After all, bandwidth is like money. Even if you have enough today, you will eventually need more—lots more. Which means that even if you wouldnt know what to do with 10G bps of data pumping through your companys optic fiber today—or couldnt even handle a measly 2G-bps Fibre Channel—you had better be planning an adequate infrastructure now for the demand youll be facing in a few short tomorrows down the road. In which case, 10 Gigabit Ethernet looks like the answer to all our LAN-WAN-MAN-SAN prayers—if it can get over a few hurdles.
Ethernet has a deserved reputation for outlasting better-designed rivals (remember Token-Ring?), but its future at these speeds is going to depend on ancillary technologies over which Ethernet vendors have little or no control.
Take, for example, storage area networks, an area in which Fibre Channel has a huge head start. As an IP technology, 10G bps cant make much headway in the SAN market unless there is simultaneous rapid development and deployment of the iSCSI standard. While iSCSI is certainly showing great promise, its success cant be guaranteed.
Whats more, there exists no backbone application that requires 10G-bps speeds. But at least at the backbone level, the routers, switches and other hardware can keep pace. At the enterprise level, the fact is that the vast majority of servers today cant handle traffic at anywhere near the speed of Gigabit Ethernet, let alone 10G bps.
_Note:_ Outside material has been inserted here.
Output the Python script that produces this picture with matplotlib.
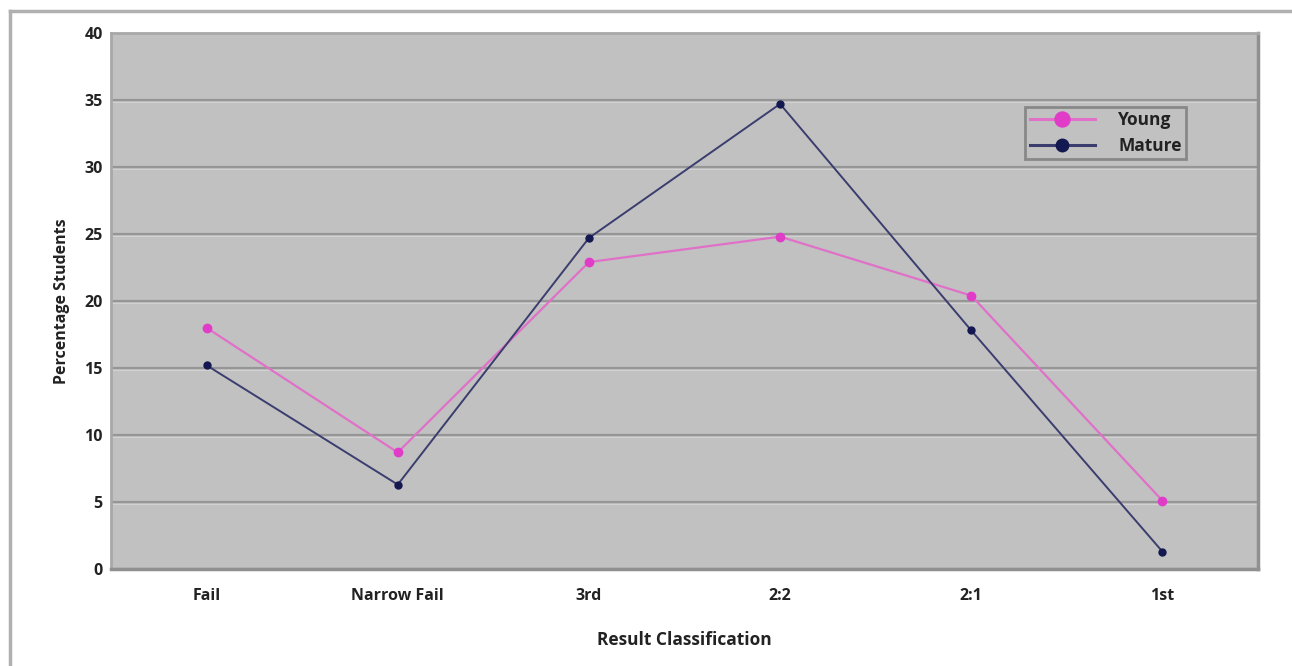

That means its initial adoption in the enterprise market will be pretty much confined to network aggregation—often at the WAN level. It would offer no advantage for client/server applications, a fact that will probably slow the development of network interface cards and other hardware components.
Yet, chip companies are betting servers will eventually catch up—and that fiber may not even be needed for all enterprise networks. In fact, some, including Intel, are talking about running 10G bps over standard Category 5 twisted-pair cables more than 300 feet without a repeater. That would enable the well- endowed desktop computer, for example, to receive dozens of HDTV-quality videos simultaneously.
Hm, who needs all that bandwidth, anyway?